The main objective here should be to get all teams working together. Rather than allowing bottlenecks, WebOps empowers teams to work differently, in a true agile fashion. For instance, the developer team should be able to work on versions of the site that represent the latest build without affecting the production systems. This ‘test - dev - live’ approach is standard practice across software development, but it is not always applied to web development as version control is harder. By allowing developers to manage their side in the way that suits them, using more version control, they can be more effective.
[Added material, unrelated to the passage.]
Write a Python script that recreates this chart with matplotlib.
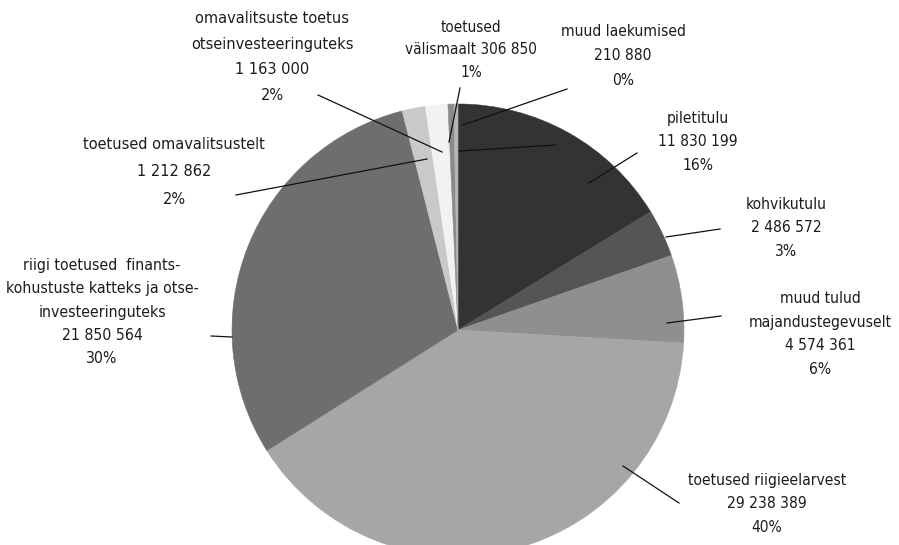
import matplotlib
matplotlib.use("Agg")
import matplotlib.pyplot as plt
from matplotlib import font_manager

W, H = 899, 545

names = [
    "piletitulu",
    "kohvikutulu",
    "muud tulud\nmajandustegevuselt",
    "toetused riigieelarvest",
    "riigi toetused  finants-\nkohustuste katteks ja otse-\ninvesteeringuteks",
    "toetused omavalitsustelt",
    "omavalitsuste toetus\notseinvesteeringuteks",
    "toetused\nvälismaalt",
    "muud laekumised",
]
values = [11830199, 2486572, 4574361, 29238389, 21850564,
          1212862, 1163000, 306850, 210880]
pct_labels = ["16%", "3%", "6%", "40%", "30%", "2%", "2%", "1%", "0%"]
colors = ["#333333", "#555555", "#8f8f8f", "#a6a6a6", "#6e6e6e",
          "#c9c9c9", "#f2f2f2", "#8a8a8a", "#b5b5b5"]

# label layout in pixels from top-left: text centre, size, line spacing
label_pos = [(698, 142), (786, 228), (820, 334), (767, 504), (102, 312),
             (174, 172), (272, 57), (471, 50), (623, 56)]
label_size = [11.2, 11.2, 11.2, 11.2, 11.3, 11.7, 11.7, 11.0, 11.2]
label_ls = [1.73, 1.73, 1.73, 1.73, 1.69, 2.02, 1.9, 1.66, 1.82]
leaders = [((637, 153), (589, 183)), ((720, 229), (666, 237)),
           ((721, 316), (667, 323)), ((679, 503), (623, 466)),
           ((211, 336), (232, 337)), ((236, 195), (427, 159)),
           ((318, 95), (442, 152)), ((460, 88), (449, 142)),
           ((567, 89), (463, 125))]
extra_line = ((556, 145), (459, 151))


def pick_font():
    cands = [("Liberation Sans Narrow", "normal"),
             ("DejaVu Sans", "condensed"),
             ("Roboto Condensed", "normal"),
             ("Open Sans Condensed", "normal")]
    for fam, st in cands:
        fp = font_manager.FontProperties(family=fam, stretch=st)
        try:
            path = font_manager.findfont(fp, fallback_to_default=False)
        except Exception:
            continue
        base = path.lower()
        if "narrow" in base or "condensed" in base:
            return font_manager.FontProperties(fname=path)
    return font_manager.FontProperties(family="DejaVu Sans")


fprop = pick_font()


def fmt(v):
    return f"{v:,}".replace(",", " ")


def px(p):
    return p[0], H - p[1]


fig = plt.figure(figsize=(W / 100, H / 100), dpi=100)
ax = fig.add_axes([0, 0, 1, 1])

wedges, _ = ax.pie(values, colors=colors, startangle=90, counterclock=False,
                   center=px((458, 330)), radius=226,
                   wedgeprops=dict(linewidth=0.4))
for w in wedges:
    w.set_edgecolor(w.get_facecolor())

ax.set_xlim(0, W)
ax.set_ylim(0, H)
ax.set_aspect("equal")
ax.axis("off")

for i, name in enumerate(names):
    if i == 7:
        txt = f"{name} {fmt(values[i])}\n{pct_labels[i]}"
    else:
        txt = f"{name}\n{fmt(values[i])}\n{pct_labels[i]}"
    fp = fprop.copy()
    fp.set_size(label_size[i])
    ax.text(*px(label_pos[i]), txt, ha="center", va="center",
            multialignment="center", fontproperties=fp, color="#1c1c1c",
            linespacing=label_ls[i])
    (x0, y0), (x1, y1) = px(leaders[i][0]), px(leaders[i][1])
    ax.plot([x0, x1], [y0, y1], color="#111111", lw=0.9)

(x0, y0), (x1, y1) = px(extra_line[0]), px(extra_line[1])
ax.plot([x0, x1], [y0, y1], color="#111111", lw=0.9)

fig.savefig("out.png", dpi=100)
This process continues to evolve as content management systems (CMS) frequently are implementing decoupled technology. This separates the administration and content approval process from the front-end technologies that deliver newer, richer experiences to the user. This approach helps marketers and content teams to maintain rapid content production, while developers keep the display layer modern and relevant.
WebOps has the most impact where there are crossover points. For example, a brand refresh project may not need any change to the infrastructure of the site, just the content. However, making sure that this change is then reflected across other sites and micro-sites is a bigger task. By standardising on builds and making it easier to update images centrally, both the marketing team members and the software developers can meet their own goals.
The goal of WebOps is to increase the value of websites by maximising their capacity to change—that means improving both the quality and quantity of releases by shortening feedback loops, automating work, and reducing friction and risk. It allows individuals from across the organisation to own and drive a web strategy that can make a material business difference, and it instils a deeper sense of teamwork for an ever-growing number of website stakeholders. But the real benefit is in the change it makes to the way teams work together to launch more creative ideas.